[AI Boostcamp Day 28] Seq2Seq, Beam Search, and BLEU Score

What did I learn today

Seq2Seq
- Image Source
- Takes a sequence of words as input and gives another sequence as an output
- Composed of Encoder and Decoder
- Decoder receives ‘start of sentence’ token at the beginning and gives ‘end of sentence’ token to end the sequence’
- Problem? The huge volume of the sequence should be cramped into a netwrok even if the hidden dimension is relatively small + The information from the early sequence disappears! -> need of attention model
Seq2Seq Model with Attention
- Image Source
- Get hidden vectors from the encoder and a hidden vector from the decoder, and do inner product for each vector from the encoder with that from the decoder -> attention scores
- With the attention scores, give corresponding weights to each hidden vector from the encoder. The weighted sum is the attention output
- Attention output stacked to the decoder output constitutes the final output vector y
- Teacher Forcing
  - In the decoder, the each layer feeds on the output from the previous layer
  - The model could either train on the output from the previous layer or use ground trugh instead. This is called teacher forcing
  - TF is faster, but less accurate
- Different Attention Mechanisms
  - Image Source
  - Luong:
    - General: When calculating the weight, add a learnable matrix between the hidden state output from the encoder and the decoder.
    - Concat: Concat the two hidden state vectors from the encoder and the decoder, concat an feed to a neural network to calculate the weight
- Attention is great!
  - Improves neural machine translation performance. Enables focusing on particular parts of the source (which hidden state vector).
  - Solves bottleneck problem arising from the fact that previous models had to rely solely on the outputs of the last layer
  - Due to shorter gradient back propagation path, attention solves the vanishing graident problem
  - Provides interpretability just by consulting the attention weights
Beam Search
- Greedy Decoding: getting output one by one. The problem is that the model cannot fix the prior result even if it later know that the output was wrong
- Exhaustive Search: Try all possible sequences of y with V^t possible number of cases -> to complex
- Beam Search
  - In between greedy decodign and exhuastive search. On each time step of the decoder, select k most probable partial translations.
  - Image Source
  - Decision Standard
  - Keep the best k hypothsis each step
  - For each k hypothesis, get top k most likely words and calculate scores.
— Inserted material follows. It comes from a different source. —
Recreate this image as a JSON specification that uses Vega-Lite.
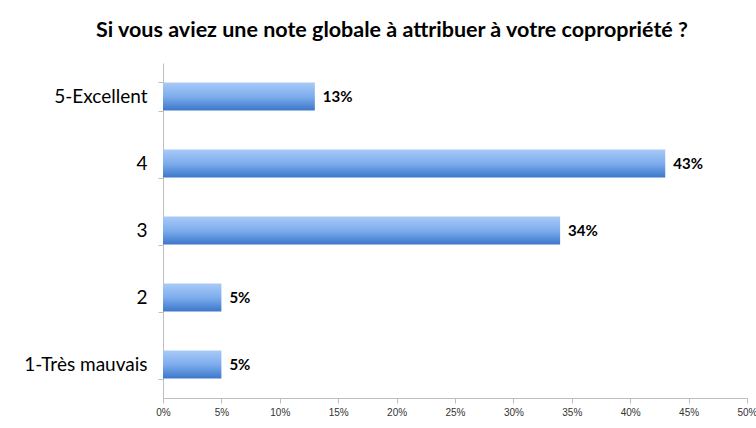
{
  "$schema": "https://vega.github.io/schema/vega-lite/v6.json",
  "width": 584,
  "height": 335,
  "autosize": "none",
  "padding": {"left": 163, "top": 63, "right": 9, "bottom": 30},
  "background": "white",
  "title": {
    "text": "Si vous aviez une note globale à attribuer à votre copropriété ?",
    "font": "Lato",
    "fontSize": 21.5,
    "fontWeight": "bold",
    "color": "black",
    "anchor": "middle",
    "dx": -63,
    "offset": 13
  },
  "data": {
    "values": [
      {"note": "5-Excellent", "pct": 0.13},
      {"note": "4", "pct": 0.43},
      {"note": "3", "pct": 0.34},
      {"note": "2", "pct": 0.05},
      {"note": "1-Très mauvais", "pct": 0.05}
    ]
  },
  "encoding": {
    "y": {
      "field": "note",
      "type": "nominal",
      "sort": null,
      "scale": {"paddingInner": 0.58, "paddingOuter": 0.29},
      "axis": {
        "title": null,
        "bandPosition": 0,
        "tickBand": "extent",
        "domainColor": "#bfbfbf",
        "tickColor": "#bfbfbf",
        "tickSize": 5,
        "labelPadding": 11,
        "labelFont": "Lato",
        "labelFontSize": 19,
        "labelColor": "black"
      }
    },
    "x": {
      "field": "pct",
      "type": "quantitative",
      "scale": {"domain": [0, 0.5], "nice": false},
      "axis": {
        "title": null,
        "format": ".0%",
        "values": [0, 0.05, 0.1, 0.15, 0.2, 0.25, 0.3, 0.35, 0.4, 0.45, 0.5],
        "grid": false,
        "domainColor": "#bfbfbf",
        "tickColor": "#bfbfbf",
        "tickSize": 5,
        "labelPadding": 4,
        "labelFont": "Liberation Sans",
        "labelFontSize": 10,
        "labelColor": "#333333",
        "labelFlush": false,
        "labelOverlap": false
      }
    }
  },
  "layer": [
    {
      "mark": {
        "type": "bar",
        "color": {
          "gradient": "linear",
          "x1": 0, "y1": 0, "x2": 0, "y2": 1,
          "stops": [
            {"offset": 0, "color": "#a8caf7"},
            {"offset": 0.5, "color": "#7eaded"},
            {"offset": 1, "color": "#3b77c9"}
          ]
        }
      }
    },
    {
      "mark": {
        "type": "text",
        "align": "left",
        "dx": 8,
        "font": "Lato",
        "fontSize": 15,
        "fontWeight": "bold",
        "color": "black"
      },
      "encoding": {
        "text": {"field": "pct", "type": "quantitative", "format": ".0%"}
      }
    }
  ],
  "config": {"view": {"stroke": null}}
}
So the number of cases temporarily become k^2
  - Decode until the model produces the token
  - If some hypotheses complete ealier then others, save it and continue calculating others
  - The longer the sequence, the smaller the probability -> normalize by the length of the sequence
BLEU Score
- Precision: from the answers the model produces, how many of them are right?
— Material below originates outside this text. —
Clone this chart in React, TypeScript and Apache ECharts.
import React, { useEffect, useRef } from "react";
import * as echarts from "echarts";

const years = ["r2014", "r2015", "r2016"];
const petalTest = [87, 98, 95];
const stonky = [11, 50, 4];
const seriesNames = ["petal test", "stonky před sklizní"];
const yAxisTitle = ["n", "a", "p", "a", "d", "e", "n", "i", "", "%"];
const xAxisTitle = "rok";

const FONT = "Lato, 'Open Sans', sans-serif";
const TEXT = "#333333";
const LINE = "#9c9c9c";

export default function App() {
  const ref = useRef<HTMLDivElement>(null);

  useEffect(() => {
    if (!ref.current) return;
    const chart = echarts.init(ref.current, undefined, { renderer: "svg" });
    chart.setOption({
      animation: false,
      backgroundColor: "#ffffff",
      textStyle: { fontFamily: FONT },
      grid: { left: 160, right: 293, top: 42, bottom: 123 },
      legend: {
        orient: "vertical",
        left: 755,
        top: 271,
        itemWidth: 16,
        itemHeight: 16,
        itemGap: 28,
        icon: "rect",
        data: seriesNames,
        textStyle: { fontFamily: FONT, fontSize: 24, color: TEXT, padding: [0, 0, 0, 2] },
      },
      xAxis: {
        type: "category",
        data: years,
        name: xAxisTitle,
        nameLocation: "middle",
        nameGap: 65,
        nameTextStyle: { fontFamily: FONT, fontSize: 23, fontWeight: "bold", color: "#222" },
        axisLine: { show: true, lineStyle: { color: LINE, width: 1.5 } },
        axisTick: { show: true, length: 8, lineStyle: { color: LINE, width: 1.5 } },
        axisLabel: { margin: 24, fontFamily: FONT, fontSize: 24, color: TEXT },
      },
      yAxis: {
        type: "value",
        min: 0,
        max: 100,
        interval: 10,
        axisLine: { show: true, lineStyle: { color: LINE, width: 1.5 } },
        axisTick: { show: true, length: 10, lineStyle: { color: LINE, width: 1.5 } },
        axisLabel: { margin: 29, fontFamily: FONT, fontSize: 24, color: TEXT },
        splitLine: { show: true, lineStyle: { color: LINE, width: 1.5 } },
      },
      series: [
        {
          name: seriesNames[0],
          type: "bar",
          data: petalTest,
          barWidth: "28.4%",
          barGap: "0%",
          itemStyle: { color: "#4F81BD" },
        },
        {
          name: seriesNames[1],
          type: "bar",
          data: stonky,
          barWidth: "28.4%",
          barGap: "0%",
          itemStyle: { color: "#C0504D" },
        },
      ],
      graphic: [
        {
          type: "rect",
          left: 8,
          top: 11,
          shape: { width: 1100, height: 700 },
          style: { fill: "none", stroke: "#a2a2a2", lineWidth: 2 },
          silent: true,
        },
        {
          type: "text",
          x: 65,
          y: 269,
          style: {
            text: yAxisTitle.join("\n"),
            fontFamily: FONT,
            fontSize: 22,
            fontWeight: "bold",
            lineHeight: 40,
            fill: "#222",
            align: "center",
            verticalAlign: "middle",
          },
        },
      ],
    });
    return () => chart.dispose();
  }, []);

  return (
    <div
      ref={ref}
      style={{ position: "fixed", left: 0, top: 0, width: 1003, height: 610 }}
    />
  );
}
- Recall: from the entire relevant answer, how many of them did the model discover?
- Get F1-score (the harmnoic mean of precion and recall)
- The problem -> does not consider the sequence of the output
- Compute N-gram (one to four) overlap and apply geometric mean
- Qualify the geometric mean by brevity penalty. Brevity penalty is the total precision that allows overlap, with the maximum cap of 1.